Linux Resource Control Monitoring Being Improved For Intel Sub-NUMA Cluster Configurations


For those making use of Intel’s sub-NUMA cluster (SNC) configuration option available on their servers since Skylake, the Linux resource control «resctrl» kernel code is being improved upon to better handle this resource configuration.

Sub-NUMA clustering allows partitioning the cores/cache/memory controllers of a CPU into multiple NUMA domains. Sub-NUMA clustering can be beneficial for NUMA aware/optimized software and similar to AMD’s NUMA Per Socket (NPS) BIOS option. While it’s been available for years and working out fine on Linux for expected functionality, it turns out the current Linux kernel resource control system mishandles the Resource Director Technology (RDT) monitoring when SNC is enabled.

Intel Skylake server.

Longtime Intel Linux engineer Tony Luck explained with this new patch series working to improve the resource control support for Sub-NUMA clustering servers:

Intel server systems starting with Skylake support a mode that logically partitions each socket. E.g. when partitioned two ways, half the cores, L3 cache, and memory controllers are allocated to each of the partitions. This may reduce average latency to access L3 cache and memory, with the tradeoff that only half the L3 cache is available for subnode-local memory access.

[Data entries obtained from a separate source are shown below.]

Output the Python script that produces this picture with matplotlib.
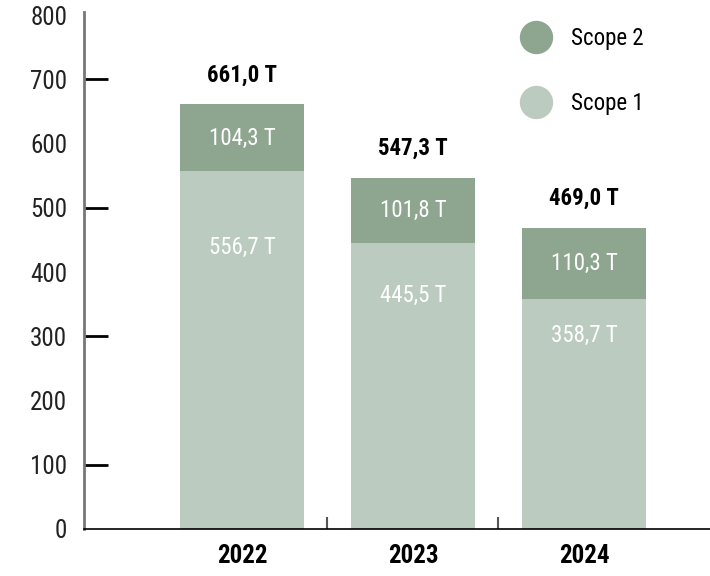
import matplotlib
matplotlib.use('Agg')
import matplotlib.pyplot as plt
from matplotlib import font_manager
from matplotlib.lines import Line2D
import numpy as np

years = ['2022', '2023', '2024']
scope1 = [556.7, 445.5, 358.7]
scope2 = [104.3, 101.8, 110.3]
totals = [661.0, 547.3, 469.0]
scope1_label_y = [438, 363, 302]

c_scope1 = '#bccbbf'
c_scope2 = '#8ea58f'

names = {f.name for f in font_manager.fontManager.ttflist}
fam = [n for n in ['Roboto Condensed', 'Liberation Sans Narrow', 'DejaVu Sans Condensed'] if n in names]
plt.rcParams['font.family'] = fam + ['DejaVu Sans']


def fmt(v):
    return f'{v:.1f}'.replace('.', ',') + ' T'


fig = plt.figure(figsize=(7.1, 5.76), dpi=100)
ax = fig.add_axes([0.1183, 0.0816, 0.8817, 0.892])

x = np.arange(len(years))
w = 0.725
ax.bar(x, scope1, width=w, color=c_scope1, zorder=2)
ax.bar(x, scope2, width=w, bottom=scope1, color=c_scope2, zorder=2)

for i in range(len(years)):
    ax.text(x[i], scope1[i] + scope2[i] / 2, fmt(scope2[i]), ha='center', va='center',
            color='white', fontsize=16.5)
    ax.text(x[i], scope1_label_y[i], fmt(scope1[i]), ha='center', va='center',
            color='white', fontsize=16.5)
    ax.annotate(fmt(totals[i]), (x[i], totals[i]), xytext=(0, 21), textcoords='offset points',
                ha='center', va='center', fontsize=16.5, fontweight='bold', color='black')

ax.set_xlim(-0.924, 2.737)
ax.set_ylim(0, 800)

ax.yaxis.remove_overlapping_locs = False
ax.set_yticks(np.arange(0, 801, 100))
ax.tick_params(axis='y', length=0, labelsize=18, pad=12, labelcolor='#222222')
ax.set_yticks([100, 300, 500, 700], minor=True)
ax.tick_params(axis='y', which='minor', direction='in', length=17, width=2, color='black')

ax.set_xticks(x)
ax.set_xticklabels(years, fontweight='bold', fontsize=18)
ax.tick_params(axis='x', length=0, pad=11)
ax.set_xticks([0.5, 1.5], minor=True)
ax.tick_params(axis='x', which='minor', direction='in', length=9, width=1.5, color='#555555')

for s in ['top', 'right']:
    ax.spines[s].set_visible(False)
ax.spines['left'].set_color('#777777')
ax.spines['left'].set_linewidth(2)
ax.spines['left'].set_bounds(0, 805)
ax.spines['bottom'].set_color('black')
ax.spines['bottom'].set_linewidth(1.2)

handles = [Line2D([], [], marker='o', linestyle='none', markersize=23, color=c_scope2),
           Line2D([], [], marker='o', linestyle='none', markersize=23, color=c_scope1)]
ax.legend(handles, ['Scope 2', 'Scope 1'], loc='upper left', bbox_to_anchor=(0.652, 1.018),
          frameon=False, fontsize=16.5, labelspacing=1.85, handletextpad=0.55)

fig.savefig('out.png', dpi=100)
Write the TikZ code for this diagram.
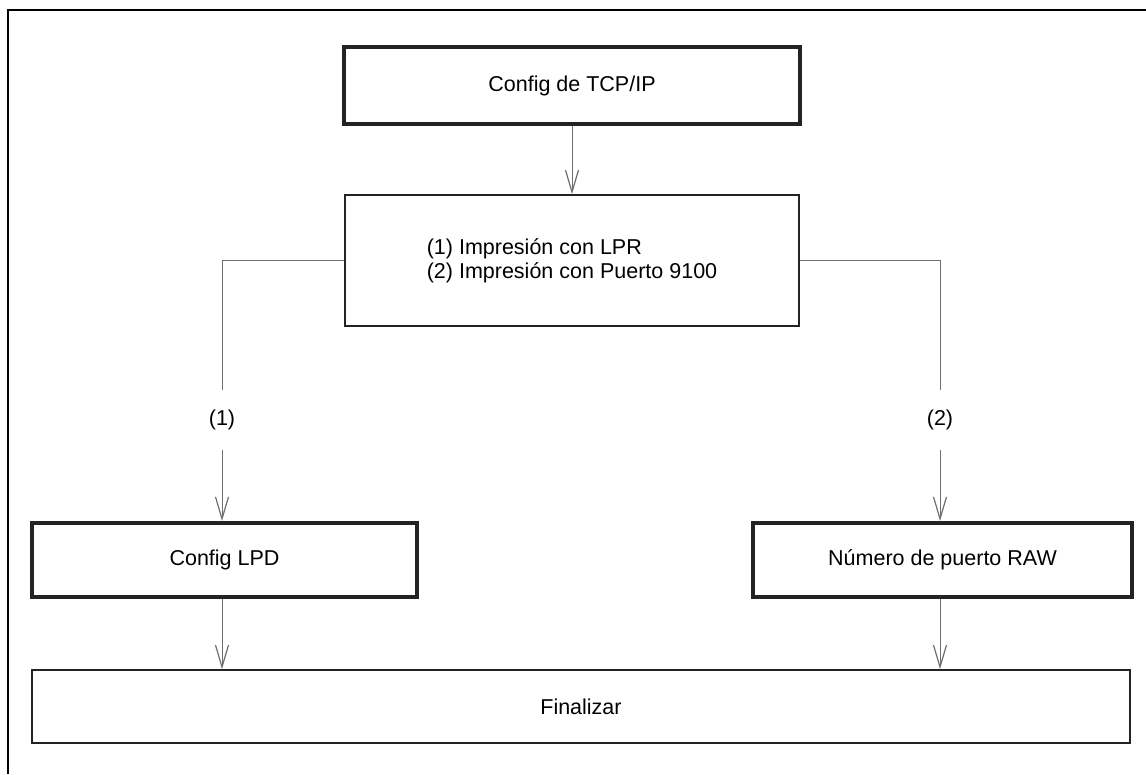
\documentclass[tikz,border=0pt]{standalone}
\usepackage{fontspec}
\setmainfont{Liberation Sans}
\definecolor{inkgray}{RGB}{35,35,35}
\definecolor{linegray}{RGB}{110,110,110}
\usetikzlibrary{calc, positioning, arrows.meta}

\begin{document}
\begin{tikzpicture}[x=1pt, y=-1pt,
    mainbox/.style={draw=inkgray, line width=4pt, minimum height=74pt,
      inner sep=0pt, font=\fontsize{21.5}{24}\selectfont, align=center},
    plainbox/.style={draw=inkgray, line width=1.6pt, inner sep=0pt,
      font=\fontsize{21.5}{24}\selectfont},
    arrow/.style={-{Straight Barb[length=22pt, width=13pt, line width=1.2pt]},
      linegray, line width=1pt},
    link/.style={linegray, line width=1pt},
    caselabel/.style={font=\fontsize{21.5}{24}\selectfont, minimum height=60pt,
      inner sep=0pt},
  ]
    \useasboundingbox (0,0) rectangle (1146,774);
    % frame
    \draw[line width=2.6pt] (8,774) -- (8,10) -- (1146,10);

    \node[mainbox, minimum width=456pt, minimum height=77pt] (tcp) at (572,85.5) {Config de TCP/IP};
    \node[plainbox, minimum width=454pt, minimum height=131pt, align=left] (mode) at (572,260.5)
      {(1) Impresión con LPR\\(2) Impresión con Puerto 9100};
    \node[caselabel] (c1) at (222,420) {(1)};
    \node[caselabel] (c2) at (940,420) {(2)};
    \node[mainbox, minimum width=385pt] (lpd) at (224.5,560) {Config LPD};
    \node[mainbox, minimum width=379pt] (raw) at (942.5,560) {Número de puerto RAW};
    \node[plainbox, minimum width=1098pt, minimum height=73pt] (fin) at (581,706.5) {Finalizar};

    \draw[arrow] (tcp) -- (mode);
    \draw[link] (mode.west) -| (c1.north);
    \draw[link] (mode.east) -| (c2.north);
    \draw[arrow] (c1.south) -- (c1 |- lpd.north);
    \draw[arrow] (c2.south) -- (c2 |- raw.north);
    \draw[arrow] (lpd.south -| c1) -- (c1 |- fin.north);
    \draw[arrow] (raw.south -| c2) -- (c2 |- fin.north);
\end{tikzpicture}
\end{document}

The existing Linux resctrl system mishandles RDT monitoring on systems with SNC mode enabled.

But, with some simple changes, this can be fixed. When SNC mode is enabled, the RDT RMID counters are also partitioned with the low numbered counters going to the first partition, and the high numbered counters to the second partition. The key is to adjust the RMID value written to the IA32_PQR_ASSOC MSR on context switch, and the value written to the IA32_QM_EVTSEL when reading out counters, and to change the scaling factor that was read from CPUID(0xf,1).EBX

E.g. in 2-way Sub-NUMA cluster with 200 RMID counters there are only 100 available counters to the resctrl code. When running on the first SNC node RMID values 0..99 are used as before. But when running on the second node, a task that is assigned resctrl rmid=10 must load 10+100 into IA32_PQR_ASSOC to use RMID counter 110.

There should be no changes to functionality on other architectures, or on Intel systems with SNC disabled, where snc_ways == 1.

This current behavior or proposed changes shouldn’t affect the SNC performance but rather is about addressing proper resource control monitoring for sub-NUMA cluster configurations. The seven patches correcting the x86/resctrl code are now out for review.